Using the listing below, please gather every line containing the word "chart".

SUPPLIED INFORMATION:
______________________________

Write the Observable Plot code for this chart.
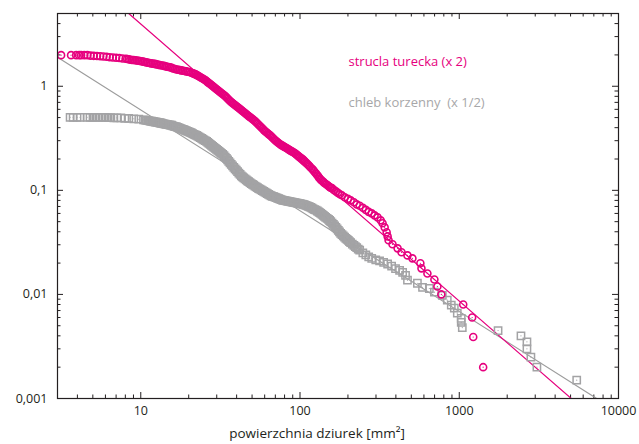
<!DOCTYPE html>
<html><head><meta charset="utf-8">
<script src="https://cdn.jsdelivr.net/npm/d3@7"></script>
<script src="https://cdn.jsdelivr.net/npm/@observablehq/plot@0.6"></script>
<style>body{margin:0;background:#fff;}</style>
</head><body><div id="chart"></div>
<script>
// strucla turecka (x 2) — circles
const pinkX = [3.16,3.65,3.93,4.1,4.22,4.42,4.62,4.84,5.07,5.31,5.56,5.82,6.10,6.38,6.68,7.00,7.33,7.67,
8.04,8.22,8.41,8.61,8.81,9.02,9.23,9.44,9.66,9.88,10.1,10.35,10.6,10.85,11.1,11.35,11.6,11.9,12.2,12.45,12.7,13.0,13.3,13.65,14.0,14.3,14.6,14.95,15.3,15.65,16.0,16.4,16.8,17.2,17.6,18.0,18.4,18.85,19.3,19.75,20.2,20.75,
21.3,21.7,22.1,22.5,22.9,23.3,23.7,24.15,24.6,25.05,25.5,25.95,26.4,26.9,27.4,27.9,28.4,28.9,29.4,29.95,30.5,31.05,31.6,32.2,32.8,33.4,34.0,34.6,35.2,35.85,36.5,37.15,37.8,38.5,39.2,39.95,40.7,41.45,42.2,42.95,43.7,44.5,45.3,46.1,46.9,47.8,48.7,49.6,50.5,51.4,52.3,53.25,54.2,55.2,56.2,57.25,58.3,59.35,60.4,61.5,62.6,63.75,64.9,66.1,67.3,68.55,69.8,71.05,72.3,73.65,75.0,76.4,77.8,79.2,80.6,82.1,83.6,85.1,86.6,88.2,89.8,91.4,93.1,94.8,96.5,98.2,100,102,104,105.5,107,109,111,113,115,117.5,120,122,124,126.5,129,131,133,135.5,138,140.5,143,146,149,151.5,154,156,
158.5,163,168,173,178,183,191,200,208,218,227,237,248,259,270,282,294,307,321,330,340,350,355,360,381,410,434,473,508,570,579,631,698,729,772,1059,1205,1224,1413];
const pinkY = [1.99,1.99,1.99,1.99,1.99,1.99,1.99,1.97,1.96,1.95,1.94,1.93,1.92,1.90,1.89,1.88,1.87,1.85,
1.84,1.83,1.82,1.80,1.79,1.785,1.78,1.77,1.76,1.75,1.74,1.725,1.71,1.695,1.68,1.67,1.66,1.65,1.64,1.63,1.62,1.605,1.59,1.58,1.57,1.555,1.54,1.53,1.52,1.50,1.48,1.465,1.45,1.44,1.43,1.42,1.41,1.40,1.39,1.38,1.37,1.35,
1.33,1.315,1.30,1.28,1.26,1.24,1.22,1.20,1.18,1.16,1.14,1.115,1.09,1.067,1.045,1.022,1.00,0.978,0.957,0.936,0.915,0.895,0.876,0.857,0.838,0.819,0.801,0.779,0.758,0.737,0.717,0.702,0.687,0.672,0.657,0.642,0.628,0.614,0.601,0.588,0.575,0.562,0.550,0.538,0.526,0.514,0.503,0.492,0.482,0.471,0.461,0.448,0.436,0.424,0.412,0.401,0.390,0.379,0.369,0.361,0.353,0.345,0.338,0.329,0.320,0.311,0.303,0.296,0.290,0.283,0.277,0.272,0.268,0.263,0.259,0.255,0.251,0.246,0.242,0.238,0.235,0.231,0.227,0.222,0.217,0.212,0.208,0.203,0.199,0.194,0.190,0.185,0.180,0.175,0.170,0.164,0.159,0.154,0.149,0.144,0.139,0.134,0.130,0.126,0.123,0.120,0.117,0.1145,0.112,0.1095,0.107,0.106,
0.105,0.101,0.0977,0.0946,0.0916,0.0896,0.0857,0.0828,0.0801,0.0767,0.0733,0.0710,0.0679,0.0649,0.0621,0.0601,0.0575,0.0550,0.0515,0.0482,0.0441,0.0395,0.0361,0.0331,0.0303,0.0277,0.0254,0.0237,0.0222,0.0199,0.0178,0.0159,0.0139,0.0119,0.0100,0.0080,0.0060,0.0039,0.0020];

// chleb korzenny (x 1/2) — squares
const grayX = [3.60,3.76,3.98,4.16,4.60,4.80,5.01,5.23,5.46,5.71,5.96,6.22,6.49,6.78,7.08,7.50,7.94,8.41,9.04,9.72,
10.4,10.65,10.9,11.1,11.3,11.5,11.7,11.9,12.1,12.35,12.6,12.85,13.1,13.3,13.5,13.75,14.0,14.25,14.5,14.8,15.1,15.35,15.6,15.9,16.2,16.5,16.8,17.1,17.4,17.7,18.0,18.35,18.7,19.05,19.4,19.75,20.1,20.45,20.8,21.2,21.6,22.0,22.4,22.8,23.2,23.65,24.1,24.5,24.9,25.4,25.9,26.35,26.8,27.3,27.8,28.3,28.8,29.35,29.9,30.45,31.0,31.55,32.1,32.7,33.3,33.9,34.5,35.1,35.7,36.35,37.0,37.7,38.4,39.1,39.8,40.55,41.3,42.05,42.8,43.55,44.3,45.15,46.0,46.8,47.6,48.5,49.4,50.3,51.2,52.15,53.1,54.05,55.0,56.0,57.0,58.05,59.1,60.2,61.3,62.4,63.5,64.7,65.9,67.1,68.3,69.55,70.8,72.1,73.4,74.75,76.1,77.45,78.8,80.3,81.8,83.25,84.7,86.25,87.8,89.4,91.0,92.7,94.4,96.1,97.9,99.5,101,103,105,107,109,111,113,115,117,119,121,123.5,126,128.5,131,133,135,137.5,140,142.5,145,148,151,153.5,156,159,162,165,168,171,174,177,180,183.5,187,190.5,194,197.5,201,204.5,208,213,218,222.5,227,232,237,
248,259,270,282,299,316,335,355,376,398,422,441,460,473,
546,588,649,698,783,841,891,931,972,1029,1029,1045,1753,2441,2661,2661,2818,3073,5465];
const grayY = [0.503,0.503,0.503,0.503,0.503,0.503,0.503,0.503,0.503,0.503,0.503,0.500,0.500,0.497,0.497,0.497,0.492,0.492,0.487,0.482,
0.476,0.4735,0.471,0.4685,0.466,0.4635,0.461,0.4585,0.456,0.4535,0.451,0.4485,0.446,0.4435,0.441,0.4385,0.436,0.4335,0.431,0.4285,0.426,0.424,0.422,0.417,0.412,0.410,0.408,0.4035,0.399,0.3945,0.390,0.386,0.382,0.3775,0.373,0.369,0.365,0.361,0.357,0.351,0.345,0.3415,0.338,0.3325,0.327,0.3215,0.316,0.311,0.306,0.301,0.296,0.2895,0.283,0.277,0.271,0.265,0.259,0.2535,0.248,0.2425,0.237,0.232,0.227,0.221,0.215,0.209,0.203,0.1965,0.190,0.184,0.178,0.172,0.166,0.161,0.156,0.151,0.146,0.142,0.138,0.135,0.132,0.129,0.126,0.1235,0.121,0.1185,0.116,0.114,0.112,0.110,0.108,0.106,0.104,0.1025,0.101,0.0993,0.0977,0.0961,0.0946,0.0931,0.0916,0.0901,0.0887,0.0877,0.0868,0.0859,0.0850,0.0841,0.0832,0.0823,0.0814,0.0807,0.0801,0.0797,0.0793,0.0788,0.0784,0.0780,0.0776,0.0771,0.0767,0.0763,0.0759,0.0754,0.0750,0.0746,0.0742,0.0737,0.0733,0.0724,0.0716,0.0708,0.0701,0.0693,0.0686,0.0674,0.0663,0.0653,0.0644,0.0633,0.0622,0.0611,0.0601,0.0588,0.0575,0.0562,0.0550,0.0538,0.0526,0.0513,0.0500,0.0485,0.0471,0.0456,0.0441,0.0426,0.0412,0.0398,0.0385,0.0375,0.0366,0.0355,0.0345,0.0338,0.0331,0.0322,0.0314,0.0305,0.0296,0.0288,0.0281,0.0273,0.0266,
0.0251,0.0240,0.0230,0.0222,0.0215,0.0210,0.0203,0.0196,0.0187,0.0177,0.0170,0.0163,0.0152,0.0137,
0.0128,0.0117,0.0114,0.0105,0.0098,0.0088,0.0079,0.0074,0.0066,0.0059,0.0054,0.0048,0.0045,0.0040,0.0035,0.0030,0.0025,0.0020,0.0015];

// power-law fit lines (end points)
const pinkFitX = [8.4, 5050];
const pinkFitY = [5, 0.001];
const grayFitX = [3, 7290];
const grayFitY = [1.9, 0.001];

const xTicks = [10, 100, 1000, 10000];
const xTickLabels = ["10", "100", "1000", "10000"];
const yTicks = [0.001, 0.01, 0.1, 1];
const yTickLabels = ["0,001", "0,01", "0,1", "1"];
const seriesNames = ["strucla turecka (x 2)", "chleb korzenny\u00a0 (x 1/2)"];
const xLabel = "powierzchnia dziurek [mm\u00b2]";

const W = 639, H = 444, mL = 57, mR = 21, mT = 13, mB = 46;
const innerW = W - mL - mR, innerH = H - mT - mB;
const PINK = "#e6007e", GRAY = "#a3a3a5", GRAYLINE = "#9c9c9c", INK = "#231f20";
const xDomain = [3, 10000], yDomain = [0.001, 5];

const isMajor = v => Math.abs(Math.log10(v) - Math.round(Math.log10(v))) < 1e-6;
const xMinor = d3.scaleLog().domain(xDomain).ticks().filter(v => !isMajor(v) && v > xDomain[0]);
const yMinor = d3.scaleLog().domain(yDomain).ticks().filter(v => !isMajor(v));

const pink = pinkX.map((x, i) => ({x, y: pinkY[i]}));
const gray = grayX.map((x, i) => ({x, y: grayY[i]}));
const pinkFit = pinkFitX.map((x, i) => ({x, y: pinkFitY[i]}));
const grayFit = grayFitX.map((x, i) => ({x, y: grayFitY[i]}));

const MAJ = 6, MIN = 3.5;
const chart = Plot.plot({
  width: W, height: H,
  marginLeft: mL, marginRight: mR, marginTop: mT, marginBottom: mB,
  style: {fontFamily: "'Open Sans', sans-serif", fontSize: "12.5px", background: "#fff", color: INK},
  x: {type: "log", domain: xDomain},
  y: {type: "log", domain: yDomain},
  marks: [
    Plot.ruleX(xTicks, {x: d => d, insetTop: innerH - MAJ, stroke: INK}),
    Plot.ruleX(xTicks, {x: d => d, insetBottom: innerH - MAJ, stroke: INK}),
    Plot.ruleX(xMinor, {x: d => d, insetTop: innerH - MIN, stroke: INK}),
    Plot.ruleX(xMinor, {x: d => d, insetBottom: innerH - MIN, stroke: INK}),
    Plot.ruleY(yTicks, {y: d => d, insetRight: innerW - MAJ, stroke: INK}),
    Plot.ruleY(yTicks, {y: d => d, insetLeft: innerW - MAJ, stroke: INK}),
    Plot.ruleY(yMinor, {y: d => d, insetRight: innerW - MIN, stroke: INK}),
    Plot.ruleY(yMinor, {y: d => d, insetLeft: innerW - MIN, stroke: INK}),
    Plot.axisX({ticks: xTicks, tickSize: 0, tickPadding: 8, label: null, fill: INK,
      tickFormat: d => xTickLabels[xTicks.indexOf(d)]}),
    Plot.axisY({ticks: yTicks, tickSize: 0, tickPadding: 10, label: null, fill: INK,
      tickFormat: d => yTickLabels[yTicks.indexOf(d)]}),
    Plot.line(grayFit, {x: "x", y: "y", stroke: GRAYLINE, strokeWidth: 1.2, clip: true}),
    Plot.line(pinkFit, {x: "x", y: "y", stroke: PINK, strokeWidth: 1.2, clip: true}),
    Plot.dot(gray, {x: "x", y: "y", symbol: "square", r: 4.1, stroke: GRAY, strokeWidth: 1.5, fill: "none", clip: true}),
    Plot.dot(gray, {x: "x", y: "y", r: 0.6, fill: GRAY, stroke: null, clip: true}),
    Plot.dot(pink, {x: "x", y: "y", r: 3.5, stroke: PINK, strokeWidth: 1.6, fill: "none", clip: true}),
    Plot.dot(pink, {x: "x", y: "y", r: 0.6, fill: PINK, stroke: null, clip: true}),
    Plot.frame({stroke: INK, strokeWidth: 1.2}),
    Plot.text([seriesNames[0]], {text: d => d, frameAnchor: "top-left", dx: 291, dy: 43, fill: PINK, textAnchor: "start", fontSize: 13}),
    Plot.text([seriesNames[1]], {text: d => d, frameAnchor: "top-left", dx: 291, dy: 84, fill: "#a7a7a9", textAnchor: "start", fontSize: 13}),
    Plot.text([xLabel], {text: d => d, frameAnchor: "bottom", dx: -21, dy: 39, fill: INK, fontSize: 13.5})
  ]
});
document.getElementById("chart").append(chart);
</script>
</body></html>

______________________________

FINISHED TASK:
Write the Observable Plot code for this chart.
</head><body><div id="chart"></div>
const chart = Plot.plot({
document.getElementById("chart").append(chart);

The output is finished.